Uma manobra jurídica poderá devolver a boa parte das 5.559 câmaras municipais brasileiras o número de cadeiras perdidas nestas eleições em razão da resolução do Tribunal Superior Eleitoral (TSE) – que fixou a regra de um vereador para cada 47.619 habitantes, reduzindo 8.528 vagas em todo o País. Ao baixar a resolução, o TSE determinou que até 1º de junho deste ano as câmaras deveriam aprovar leis orgânicas regulamentando a nova composição. O problema é que várias delas não cumpriram a determinação do TSE e agora se valerão da falta de legislação para tentar manter o número anterior de vereadores.
Cinco municípios já preparam suas ações judiciais: Coromandel (MG), Ouro Preto do Oeste (RO), Carazinho (RS), Parnamirim (RN) e Luziânia (GO). As ações serão ajuizadas na Justiça local e solicitarão a diplomação dos vereadores eleitos com base na lei orgânica vigente no município e não na regra do TSE. Essas câmaras perderam entre três e seis vereadores.
A alegação judicial é de que o artigo 29 da Constituição Federal, no inciso IV, diz que o número de vereadores será estabelecido a partir de “lei orgânica, votada em dois turnos, com o interstício mínimo de dez dias, e aprovada por dois terços dos membros da Câmara Municipal”. Há ainda o artigo 30, que dá aos municípios a prerrogativa de legislar sobre assuntos de interesse local.
“Não é função do TSE definir composição de câmaras municipais. A interpretação dos juízes locais pode ser diferente do TSE e vamos acionar a Justiça. Onde não formos vitoriosos, vamos recorrer e, se preciso, iremos até o Supremo”, afirmou na segunda-feira o presidente da Associação Brasileira das Câmaras Municipais (Abracam), Rogério Rodrigues Silva (PDT), eleito este ano para o quinto mandato.
As ações dos cinco municípios que já decidiram recorrer à Justiça, de acordo com o vereador, devem ser ajuizadas até o final desta semana. A Abracam também está orientando várias outras a fazer o mesmo. No entanto, ele alerta que as cidades que aprovaram a lei orgânica reduzindo o número de parlamentares não têm como recorrer à Justiça.
Perda de tempo
O advogado especializado em direito municipal e presidente do Instituto de Direito Municipal (IDM), José Nilo de Castro, reconhece que o argumento jurídico utilizado pelas câmaras municipais é valido, mas ele considera que acionar a Justiça será perda de tempo. “O que o TSE fez foi uma intervenção na autonomia dos municípios, mas com base em uma decisão do Supremo. Ou seja, quem violou a Constituição é que vai acabar tendo que rever a sua decisão”, analisa.

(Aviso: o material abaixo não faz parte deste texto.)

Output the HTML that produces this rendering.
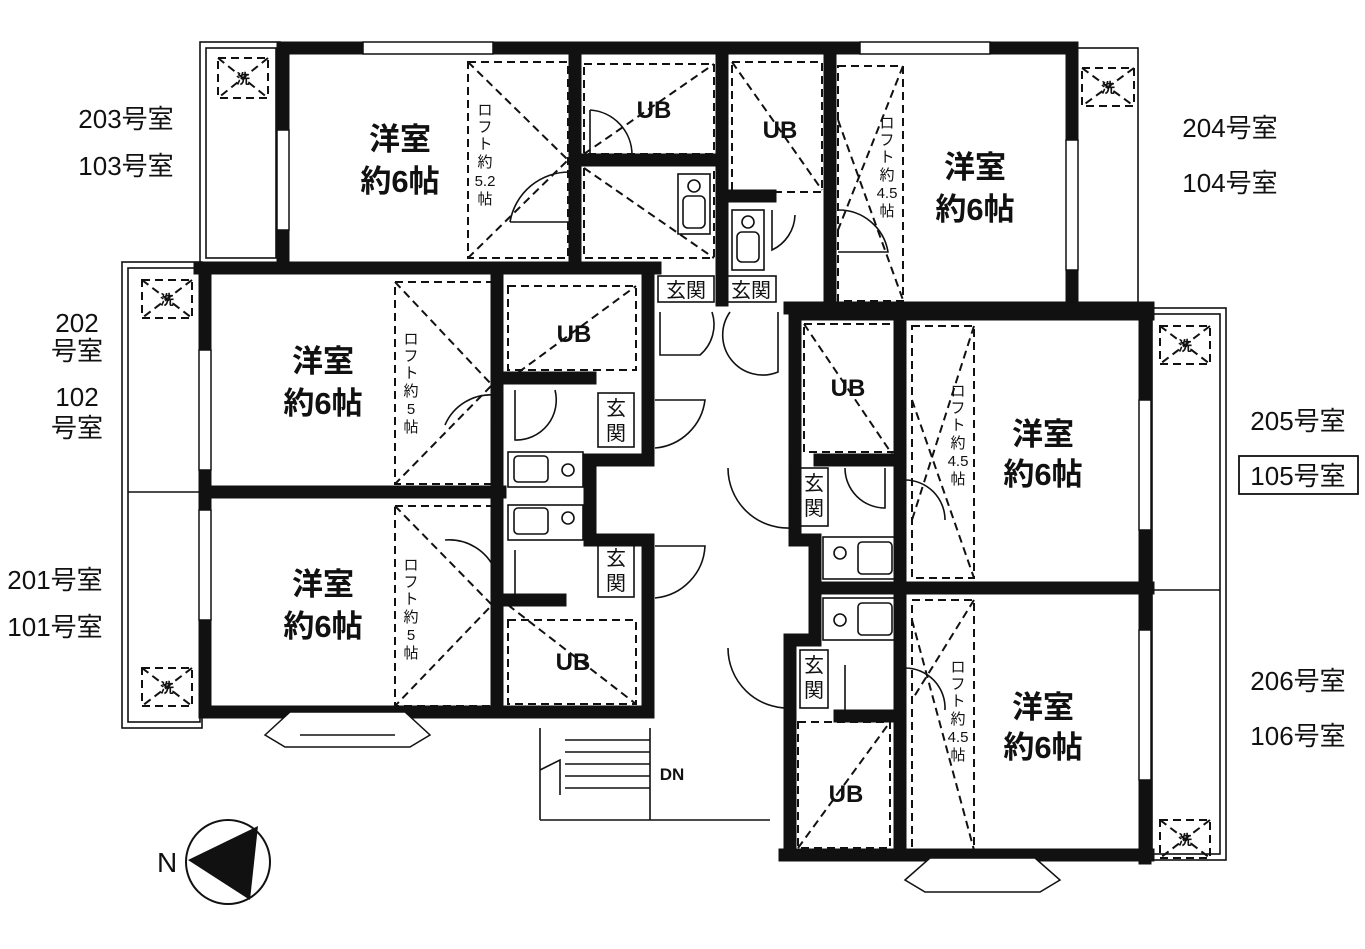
<!DOCTYPE html>
<html><head><meta charset="utf-8"><style>
html,body{margin:0;padding:0;background:#fff;}
svg{display:block;}
text{font-family:"Liberation Sans","Noto Sans CJK JP",sans-serif;fill:#111;}
.w{stroke:#111;stroke-width:13;fill:none;stroke-linecap:square;}
.t{stroke:#111;stroke-width:1.6;fill:none;}
.d{stroke:#111;stroke-width:2;fill:none;stroke-dasharray:8 5;}
.rm{font-size:31px;font-weight:bold;text-anchor:middle;}
.lb{font-size:26px;text-anchor:middle;}
.ub{font-size:24px;font-weight:bold;text-anchor:middle;}
.gk{font-size:20px;text-anchor:middle;}
.lf{font-size:15px;text-anchor:middle;}
</style></head><body>
<svg width="1365" height="949" viewBox="0 0 1365 949" xmlns="http://www.w3.org/2000/svg">
<!-- balconies (thin) -->
<rect class="t" x="200" y="42" width="80" height="222"/>
<rect class="t" x="206" y="48" width="70" height="210"/>
<rect class="t" x="1072" y="48" width="66" height="260"/>
<rect class="t" x="122" y="262" width="80" height="466"/>
<rect class="t" x="128" y="268" width="72" height="454"/>
<line class="t" x1="128" y1="492" x2="200" y2="492"/>
<rect class="t" x="1146" y="308" width="80" height="552"/>
<rect class="t" x="1152" y="314" width="68" height="540"/>
<line class="t" x1="1152" y1="590" x2="1220" y2="590"/>
<!-- washer boxes -->
<g class="d">
<rect x="218" y="58" width="50" height="40"/><path d="M218 58L268 98M268 58L218 98"/>
<rect x="1082" y="68" width="52" height="38"/><path d="M1082 68L1134 106M1134 68L1082 106"/>
<rect x="142" y="280" width="50" height="38"/><path d="M142 280L192 318M192 280L142 318"/>
<rect x="142" y="668" width="50" height="38"/><path d="M142 668L192 706M192 668L142 706"/>
<rect x="1160" y="326" width="50" height="38"/><path d="M1160 326L1210 364M1210 326L1160 364"/>
<rect x="1160" y="820" width="50" height="38"/><path d="M1160 820L1210 858M1210 820L1160 858"/>
</g>
<g font-size="14" font-weight="bold" text-anchor="middle">
<text x="243" y="84">洗</text><text x="1108" y="93">洗</text><text x="167" y="305">洗</text>
<text x="167" y="693">洗</text><text x="1185" y="351">洗</text><text x="1185" y="845">洗</text>
</g>
<!-- top block walls -->
<path class="w" d="M283 48H1072M283 48V264M575 48V264M722 48V300M830 48V300M1072 48V308M582 160H722M730 196H770M790 308H1148"/>
<!-- windows top -->
<rect x="363" y="42" width="130" height="12" fill="#fff" stroke="#111" stroke-width="1.5"/>
<rect x="860" y="42" width="130" height="12" fill="#fff" stroke="#111" stroke-width="1.5"/>
<rect x="277" y="130" width="12" height="100" fill="#fff" stroke="#111" stroke-width="1.5"/>
<rect x="1066" y="140" width="12" height="130" fill="#fff" stroke="#111" stroke-width="1.5"/>
<!-- middle-left walls -->
<path class="w" d="M200 268H655M205 268V712M205 492H500M205 712H640M497 268V712M505 378H590M505 600H560M648 268V460M590 460H648M590 460V540M590 540H648M648 540V712M640 712H640"/>
<rect x="199" y="350" width="12" height="120" fill="#fff" stroke="#111" stroke-width="1.5"/>
<rect x="199" y="510" width="12" height="110" fill="#fff" stroke="#111" stroke-width="1.5"/>
<path d="M265 735L290 712H405L430 735L410 747H285Z" fill="#fff" stroke="#111" stroke-width="1.5"/>
<line class="t" x1="300" y1="735" x2="395" y2="735"/>
<!-- stairs -->
<g class="t"><path d="M540 728V820M650 728V820M540 820H770M565 740H650M565 752H650M565 764H650M565 776H650M565 788H650"/><path d="M540 770L560 760V795"/></g>
<text x="672" y="780" font-size="17" font-weight="bold" text-anchor="middle">DN</text>
<!-- right block walls -->
<path class="w" d="M795 314H1148M795 314V540M795 540H815M815 540V640M790 640H815M790 640V852M900 314V852M1145 314V858M820 588H1148M785 855H1148M820 460H900M840 716H900"/>
<rect x="1139" y="400" width="12" height="130" fill="#fff" stroke="#111" stroke-width="1.5"/>
<rect x="1139" y="630" width="12" height="150" fill="#fff" stroke="#111" stroke-width="1.5"/>
<path d="M905 880L930 858H1035L1060 880L1040 892H925Z" fill="#fff" stroke="#111" stroke-width="1.5"/>
<!-- lofts / UB dashed -->
<g class="d">
<rect x="468" y="62" width="100" height="196"/><path d="M468 62L568 160M468 258L568 160"/>
<rect x="584" y="64" width="130" height="90"/><path d="M584 154L714 64"/>
<path d="M584 168V258H714V168M584 168L714 258"/>
<rect x="732" y="62" width="90" height="130"/><path d="M732 62L822 190"/>
<rect x="838" y="66" width="65" height="235"/><path d="M903 66L838 230M838 120L903 300"/>
<rect x="395" y="282" width="97" height="202"/><path d="M395 282L492 385L395 484"/>
<rect x="508" y="286" width="128" height="84"/><path d="M508 380L636 286"/>
<rect x="395" y="506" width="97" height="200"/><path d="M395 506L492 605L395 706"/>
<rect x="508" y="620" width="128" height="84"/><path d="M508 605L636 704"/>
<rect x="804" y="324" width="92" height="128"/><path d="M804 324L896 460"/>
<rect x="912" y="326" width="62" height="252"/><path d="M974 326L912 520M912 400L974 578"/>
<rect x="798" y="722" width="92" height="126"/><path d="M798 848L890 722"/>
<rect x="912" y="600" width="62" height="250"/><path d="M974 600L912 700M912 620L974 850"/>
</g>
<!-- fixtures -->
<g class="t">
<rect x="678" y="174" width="32" height="60"/><rect x="683" y="196" width="22" height="32" rx="5"/><circle cx="694" cy="186" r="6"/>
<rect x="732" y="210" width="32" height="60"/><rect x="737" y="232" width="22" height="30" rx="5"/><circle cx="748" cy="222" r="6"/>
<rect x="508" y="452" width="75" height="35"/><rect x="514" y="456" width="34" height="26" rx="4"/><circle cx="568" cy="470" r="6"/>
<rect x="508" y="505" width="75" height="35"/><rect x="514" y="508" width="34" height="26" rx="4"/><circle cx="568" cy="518" r="6"/>
<rect x="823" y="537" width="75" height="42"/><rect x="858" y="542" width="34" height="32" rx="4"/><circle cx="840" cy="553" r="6"/>
<rect x="823" y="598" width="75" height="42"/><rect x="858" y="603" width="34" height="32" rx="4"/><circle cx="840" cy="620" r="6"/>
<!-- doors -->
<path d="M510 222A60 60 0 0 1 570 172M570 172V230M510 222H570"/>
<path d="M590 110V155M590 110A45 45 0 0 1 632 155"/>
<path d="M795 215A40 40 0 0 1 772 250V210"/>
<path d="M838 210A50 50 0 0 1 888 252H838"/>
<path d="M660 312V355H700A40 40 0 0 0 712 312"/>
<path d="M730 312A40 40 0 0 0 778 372V312"/>
<path d="M445 425A50 50 0 0 1 495 395V425"/>
<path d="M515 390V440A40 40 0 0 0 555 390"/>
<path d="M655 400H705A55 55 0 0 1 655 448"/>
<path d="M445 540A50 50 0 0 1 495 570"/>
<path d="M515 550V600A40 40 0 0 1 555 600"/>
<path d="M655 546H705A55 55 0 0 1 655 598"/>
<path d="M728 468A60 60 0 0 0 790 528V468"/>
<path d="M845 468A40 40 0 0 0 885 508V468"/>
<path d="M905 480A40 40 0 0 1 945 520"/>
<path d="M728 648A60 60 0 0 0 790 708V648"/>
<path d="M845 665V715H885"/>
<path d="M905 668A40 40 0 0 1 945 710"/>
<rect x="658" y="276" width="56" height="26"/><rect x="726" y="276" width="50" height="26"/>
<rect x="598" y="393" width="36" height="54"/><rect x="598" y="543" width="36" height="54"/>
<rect x="800" y="468" width="28" height="58"/><rect x="800" y="650" width="28" height="58"/>
</g>
<g class="gk">
<text x="686" y="297">玄関</text><text x="751" y="297">玄関</text>
<text x="616" y="415">玄</text><text x="616" y="440">関</text>
<text x="616" y="565">玄</text><text x="616" y="590">関</text>
<text x="814" y="490">玄</text><text x="814" y="515">関</text>
<text x="814" y="672">玄</text><text x="814" y="697">関</text>
</g>
<!-- loft labels -->
<g class="lf">
<text x="485" y="115">ロ</text><text x="485" y="132">フ</text><text x="485" y="149">ト</text><text x="485" y="167">約</text><text x="485" y="186">5.2</text><text x="485" y="204">帖</text>
<text x="887" y="128">ロ</text><text x="887" y="145">フ</text><text x="887" y="162">ト</text><text x="887" y="180">約</text><text x="887" y="198">4.5</text><text x="887" y="216">帖</text>
<text x="411" y="344">ロ</text><text x="411" y="361">フ</text><text x="411" y="378">ト</text><text x="411" y="396">約</text><text x="411" y="414">5</text><text x="411" y="432">帖</text>
<text x="411" y="570">ロ</text><text x="411" y="587">フ</text><text x="411" y="604">ト</text><text x="411" y="622">約</text><text x="411" y="640">5</text><text x="411" y="658">帖</text>
<text x="958" y="396">ロ</text><text x="958" y="413">フ</text><text x="958" y="430">ト</text><text x="958" y="448">約</text><text x="958" y="466">4.5</text><text x="958" y="484">帖</text>
<text x="958" y="672">ロ</text><text x="958" y="689">フ</text><text x="958" y="706">ト</text><text x="958" y="724">約</text><text x="958" y="742">4.5</text><text x="958" y="760">帖</text>
</g>
<g class="ub"><text x="654" y="118">UB</text><text x="780" y="138">UB</text><text x="574" y="342">UB</text><text x="848" y="396">UB</text><text x="573" y="670">UB</text><text x="846" y="802">UB</text></g>
<g class="rm">
<text x="400" y="150">洋室</text><text x="400" y="192">約6帖</text>
<text x="975" y="178">洋室</text><text x="975" y="220">約6帖</text>
<text x="323" y="372">洋室</text><text x="323" y="414">約6帖</text>
<text x="323" y="595">洋室</text><text x="323" y="637">約6帖</text>
<text x="1043" y="445">洋室</text><text x="1043" y="485">約6帖</text>
<text x="1043" y="718">洋室</text><text x="1043" y="758">約6帖</text>
</g>
<g class="lb">
<text x="126" y="128">203号室</text><text x="126" y="175">103号室</text>
<text x="77" y="332">202</text><text x="77" y="360">号室</text><text x="77" y="406">102</text><text x="77" y="437">号室</text>
<text x="55" y="589">201号室</text><text x="55" y="636">101号室</text>
<text x="1230" y="137">204号室</text><text x="1230" y="192">104号室</text>
<text x="1298" y="430">205号室</text><text x="1298" y="485">105号室</text>
<text x="1298" y="690">206号室</text><text x="1298" y="745">106号室</text>
</g>
<rect x="1239" y="456" width="119" height="38" fill="none" stroke="#111" stroke-width="1.8"/>
<!-- compass -->
<circle cx="228" cy="862" r="42" fill="none" stroke="#111" stroke-width="2"/>
<path d="M188 860L258 826L250 900Z" fill="#111"/>
<text x="157" y="872" font-size="28">N</text>
</svg>
</body></html>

Até que o assunto seja novamente discutido no STF, as câmaras poderão aumentar novamente o número de vereadores caso algum juiz aceite a ação judicial. Para que instâncias superiores atuem, é preciso que sejam provocadas. Dessa forma, caberia ao Ministério Público de cada comarca ajuizar ações civis públicas cobrando o cumprimento da resolução do TSE – explica o promotor eleitoral Thales Cerqueira.
“A reivindicação das câmaras é até válida, mas não se pode desconhecer que o Judiciário também é um poder e controla a constitucionalidade das leis”, pondera. O promotor argumenta ainda que a Constituição Federal permite a atuação do Judiciário no caso de omissão do legislador (o que seria representado pela falta da nova lei orgânica). A própria resolução do TSE diz que no caso da não-aprovação da lei nos municípios, valeria a regra imposta pelo órgão.
Para o advogado José Nilo de Castro, não está claro de quem seria a competência para decidir o assunto: a Justiça local, o próprio TSE ou o Supremo. Ainda assim, ele lembra que o registro de candidaturas e as eleições para as câmaras foram feitos com base na resolução do TSE. Uma decisão diferente agora, poderia gerar divergências em relação às eleições feitas no mês passado.